::: Given data

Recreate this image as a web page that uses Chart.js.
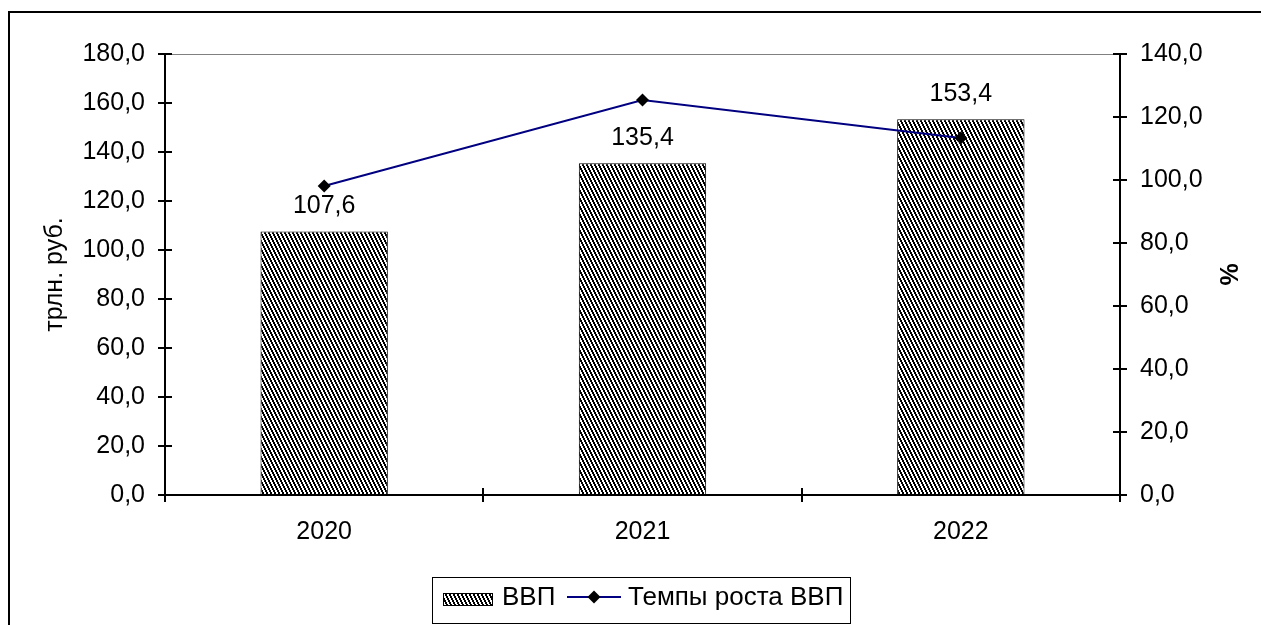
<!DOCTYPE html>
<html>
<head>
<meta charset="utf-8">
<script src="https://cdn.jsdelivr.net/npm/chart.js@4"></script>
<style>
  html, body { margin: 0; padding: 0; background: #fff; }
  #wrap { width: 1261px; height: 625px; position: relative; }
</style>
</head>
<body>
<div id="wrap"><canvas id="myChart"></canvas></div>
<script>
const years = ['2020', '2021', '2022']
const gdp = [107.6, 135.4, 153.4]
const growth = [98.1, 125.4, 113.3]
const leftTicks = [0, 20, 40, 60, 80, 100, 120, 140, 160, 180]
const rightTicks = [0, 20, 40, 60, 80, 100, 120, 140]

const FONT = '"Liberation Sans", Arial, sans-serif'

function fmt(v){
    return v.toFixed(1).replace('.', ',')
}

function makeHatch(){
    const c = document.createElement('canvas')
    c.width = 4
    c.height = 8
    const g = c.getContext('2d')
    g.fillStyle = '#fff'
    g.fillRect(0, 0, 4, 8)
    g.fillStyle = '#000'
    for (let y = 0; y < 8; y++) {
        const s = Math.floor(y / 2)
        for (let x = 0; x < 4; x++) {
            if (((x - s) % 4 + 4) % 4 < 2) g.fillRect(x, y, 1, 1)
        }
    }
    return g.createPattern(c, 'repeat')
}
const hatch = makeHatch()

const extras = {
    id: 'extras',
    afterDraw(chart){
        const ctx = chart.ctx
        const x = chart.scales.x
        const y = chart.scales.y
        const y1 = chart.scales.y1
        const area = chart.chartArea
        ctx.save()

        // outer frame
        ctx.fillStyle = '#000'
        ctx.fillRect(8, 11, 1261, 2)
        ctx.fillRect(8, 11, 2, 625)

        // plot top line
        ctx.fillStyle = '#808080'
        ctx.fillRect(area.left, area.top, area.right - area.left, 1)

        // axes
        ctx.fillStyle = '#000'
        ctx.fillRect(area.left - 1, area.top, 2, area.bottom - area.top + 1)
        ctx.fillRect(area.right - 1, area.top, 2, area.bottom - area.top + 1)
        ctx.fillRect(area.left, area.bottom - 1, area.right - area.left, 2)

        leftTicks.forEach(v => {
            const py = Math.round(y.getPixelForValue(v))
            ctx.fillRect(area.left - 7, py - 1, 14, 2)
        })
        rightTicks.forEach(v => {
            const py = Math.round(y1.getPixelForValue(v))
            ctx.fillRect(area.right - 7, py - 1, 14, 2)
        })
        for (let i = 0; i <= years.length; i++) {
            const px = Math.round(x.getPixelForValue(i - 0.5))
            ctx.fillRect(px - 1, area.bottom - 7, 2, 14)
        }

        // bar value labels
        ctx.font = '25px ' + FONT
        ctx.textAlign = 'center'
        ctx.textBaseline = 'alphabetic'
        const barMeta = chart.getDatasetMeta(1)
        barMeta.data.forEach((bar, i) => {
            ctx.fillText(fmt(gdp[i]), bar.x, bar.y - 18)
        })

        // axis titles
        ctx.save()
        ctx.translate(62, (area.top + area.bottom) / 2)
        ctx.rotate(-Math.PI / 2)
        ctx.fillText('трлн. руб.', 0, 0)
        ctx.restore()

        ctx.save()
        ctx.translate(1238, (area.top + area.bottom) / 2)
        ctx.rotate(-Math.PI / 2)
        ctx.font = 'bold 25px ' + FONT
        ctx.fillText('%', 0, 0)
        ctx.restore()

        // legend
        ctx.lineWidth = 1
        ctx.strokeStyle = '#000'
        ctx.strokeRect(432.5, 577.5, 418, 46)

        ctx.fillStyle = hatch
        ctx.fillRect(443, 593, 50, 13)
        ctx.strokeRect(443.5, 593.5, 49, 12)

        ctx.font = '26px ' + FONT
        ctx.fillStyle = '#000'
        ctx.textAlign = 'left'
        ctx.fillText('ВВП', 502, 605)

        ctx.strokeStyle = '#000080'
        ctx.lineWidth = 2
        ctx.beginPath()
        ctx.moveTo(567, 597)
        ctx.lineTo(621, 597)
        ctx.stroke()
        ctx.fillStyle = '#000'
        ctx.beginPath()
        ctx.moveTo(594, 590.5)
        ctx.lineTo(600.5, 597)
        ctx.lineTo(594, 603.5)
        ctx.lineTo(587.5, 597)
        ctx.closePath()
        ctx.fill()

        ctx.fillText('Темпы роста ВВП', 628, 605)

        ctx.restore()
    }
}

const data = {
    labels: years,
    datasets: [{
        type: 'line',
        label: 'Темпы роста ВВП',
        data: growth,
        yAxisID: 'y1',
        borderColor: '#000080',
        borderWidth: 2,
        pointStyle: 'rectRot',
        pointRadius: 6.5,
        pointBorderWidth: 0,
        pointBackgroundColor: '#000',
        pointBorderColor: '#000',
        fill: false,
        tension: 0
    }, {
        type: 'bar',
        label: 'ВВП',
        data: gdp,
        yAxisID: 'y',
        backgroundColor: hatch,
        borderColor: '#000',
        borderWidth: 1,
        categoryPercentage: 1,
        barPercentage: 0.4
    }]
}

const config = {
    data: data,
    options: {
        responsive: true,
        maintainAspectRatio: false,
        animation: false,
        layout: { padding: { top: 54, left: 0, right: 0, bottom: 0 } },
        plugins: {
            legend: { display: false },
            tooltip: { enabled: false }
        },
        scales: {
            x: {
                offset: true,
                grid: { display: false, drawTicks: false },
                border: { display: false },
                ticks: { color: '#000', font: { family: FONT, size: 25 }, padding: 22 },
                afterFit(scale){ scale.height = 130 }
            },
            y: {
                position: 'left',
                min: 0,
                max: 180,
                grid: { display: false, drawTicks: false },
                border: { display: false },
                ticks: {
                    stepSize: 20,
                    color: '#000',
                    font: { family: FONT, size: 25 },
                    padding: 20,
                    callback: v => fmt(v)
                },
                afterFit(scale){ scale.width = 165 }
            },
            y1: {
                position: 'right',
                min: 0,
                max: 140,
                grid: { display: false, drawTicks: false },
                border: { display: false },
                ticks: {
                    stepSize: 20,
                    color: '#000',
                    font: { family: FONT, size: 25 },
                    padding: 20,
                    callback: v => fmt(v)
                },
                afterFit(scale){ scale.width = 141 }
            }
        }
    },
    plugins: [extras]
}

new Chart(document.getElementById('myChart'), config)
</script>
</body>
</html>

::::::

Work to be completed →
Repeat the material above in full and exactly, omitting the pictures.

Reply to the task →
Recreate this image as a web page that uses Chart.js.
<!DOCTYPE html>
<html>
<head>
<meta charset="utf-8">
<script src="https://cdn.jsdelivr.net/npm/chart.js@4"></script>
<style>
  html, body { margin: 0; padding: 0; background: #fff; }
  #wrap { width: 1261px; height: 625px; position: relative; }
</style>
</head>
<body>
<div id="wrap"><canvas id="myChart"></canvas></div>
<script>
const years = ['2020', '2021', '2022']
const gdp = [107.6, 135.4, 153.4]
const growth = [98.1, 125.4, 113.3]
const leftTicks = [0, 20, 40, 60, 80, 100, 120, 140, 160, 180]
const rightTicks = [0, 20, 40, 60, 80, 100, 120, 140]

const FONT = '"Liberation Sans", Arial, sans-serif'

function fmt(v){
    return v.toFixed(1).replace('.', ',')
}

function makeHatch(){
    const c = document.createElement('canvas')
    c.width = 4
    c.height = 8
    const g = c.getContext('2d')
    g.fillStyle = '#fff'
    g.fillRect(0, 0, 4, 8)
    g.fillStyle = '#000'
    for (let y = 0; y < 8; y++) {
        const s = Math.floor(y / 2)
        for (let x = 0; x < 4; x++) {
            if (((x - s) % 4 + 4) % 4 < 2) g.fillRect(x, y, 1, 1)
        }
    }
    return g.createPattern(c, 'repeat')
}
const hatch = makeHatch()

const extras = {
    id: 'extras',
    afterDraw(chart){
        const ctx = chart.ctx
        const x = chart.scales.x
        const y = chart.scales.y
        const y1 = chart.scales.y1
        const area = chart.chartArea
        ctx.save()

        // outer frame
        ctx.fillStyle = '#000'
        ctx.fillRect(8, 11, 1261, 2)
        ctx.fillRect(8, 11, 2, 625)

        // plot top line
        ctx.fillStyle = '#808080'
        ctx.fillRect(area.left, area.top, area.right - area.left, 1)

        // axes
        ctx.fillStyle = '#000'
        ctx.fillRect(area.left - 1, area.top, 2, area.bottom - area.top + 1)
        ctx.fillRect(area.right - 1, area.top, 2, area.bottom - area.top + 1)
        ctx.fillRect(area.left, area.bottom - 1, area.right - area.left, 2)

        leftTicks.forEach(v => {
            const py = Math.round(y.getPixelForValue(v))
            ctx.fillRect(area.left - 7, py - 1, 14, 2)
        })
        rightTicks.forEach(v => {
            const py = Math.round(y1.getPixelForValue(v))
            ctx.fillRect(area.right - 7, py - 1, 14, 2)
        })
        for (let i = 0; i <= years.length; i++) {
            const px = Math.round(x.getPixelForValue(i - 0.5))
            ctx.fillRect(px - 1, area.bottom - 7, 2, 14)
        }

        // bar value labels
        ctx.font = '25px ' + FONT
        ctx.textAlign = 'center'
        ctx.textBaseline = 'alphabetic'
        const barMeta = chart.getDatasetMeta(1)
        barMeta.data.forEach((bar, i) => {
            ctx.fillText(fmt(gdp[i]), bar.x, bar.y - 18)
        })

        // axis titles
        ctx.save()
        ctx.translate(62, (area.top + area.bottom) / 2)
        ctx.rotate(-Math.PI / 2)
        ctx.fillText('трлн. руб.', 0, 0)
        ctx.restore()

        ctx.save()
        ctx.translate(1238, (area.top + area.bottom) / 2)
        ctx.rotate(-Math.PI / 2)
        ctx.font = 'bold 25px ' + FONT
        ctx.fillText('%', 0, 0)
        ctx.restore()

        // legend
        ctx.lineWidth = 1
        ctx.strokeStyle = '#000'
        ctx.strokeRect(432.5, 577.5, 418, 46)

        ctx.fillStyle = hatch
        ctx.fillRect(443, 593, 50, 13)
        ctx.strokeRect(443.5, 593.5, 49, 12)

        ctx.font = '26px ' + FONT
        ctx.fillStyle = '#000'
        ctx.textAlign = 'left'
        ctx.fillText('ВВП', 502, 605)

        ctx.strokeStyle = '#000080'
        ctx.lineWidth = 2
        ctx.beginPath()
        ctx.moveTo(567, 597)
        ctx.lineTo(621, 597)
        ctx.stroke()
        ctx.fillStyle = '#000'
        ctx.beginPath()
        ctx.moveTo(594, 590.5)
        ctx.lineTo(600.5, 597)
        ctx.lineTo(594, 603.5)
        ctx.lineTo(587.5, 597)
        ctx.closePath()
        ctx.fill()

        ctx.fillText('Темпы роста ВВП', 628, 605)

        ctx.restore()
    }
}

const data = {
    labels: years,
    datasets: [{
        type: 'line',
        label: 'Темпы роста ВВП',
        data: growth,
        yAxisID: 'y1',
        borderColor: '#000080',
        borderWidth: 2,
        pointStyle: 'rectRot',
        pointRadius: 6.5,
        pointBorderWidth: 0,
        pointBackgroundColor: '#000',
        pointBorderColor: '#000',
        fill: false,
        tension: 0
    }, {
        type: 'bar',
        label: 'ВВП',
        data: gdp,
        yAxisID: 'y',
        backgroundColor: hatch,
        borderColor: '#000',
        borderWidth: 1,
        categoryPercentage: 1,
        barPercentage: 0.4
    }]
}

const config = {
    data: data,
    options: {
        responsive: true,
        maintainAspectRatio: false,
        animation: false,
        layout: { padding: { top: 54, left: 0, right: 0, bottom: 0 } },
        plugins: {
            legend: { display: false },
            tooltip: { enabled: false }
        },
        scales: {
            x: {
                offset: true,
                grid: { display: false, drawTicks: false },
                border: { display: false },
                ticks: { color: '#000', font: { family: FONT, size: 25 }, padding: 22 },
                afterFit(scale){ scale.height = 130 }
            },
            y: {
                position: 'left',
                min: 0,
                max: 180,
                grid: { display: false, drawTicks: false },
                border: { display: false },
                ticks: {
                    stepSize: 20,
                    color: '#000',
                    font: { family: FONT, size: 25 },
                    padding: 20,
                    callback: v => fmt(v)
                },
                afterFit(scale){ scale.width = 165 }
            },
            y1: {
                position: 'right',
                min: 0,
                max: 140,
                grid: { display: false, drawTicks: false },
                border: { display: false },
                ticks: {
                    stepSize: 20,
                    color: '#000',
                    font: { family: FONT, size: 25 },
                    padding: 20,
                    callback: v => fmt(v)
                },
                afterFit(scale){ scale.width = 141 }
            }
        }
    },
    plugins: [extras]
}

new Chart(document.getElementById('myChart'), config)
</script>
</body>
</html>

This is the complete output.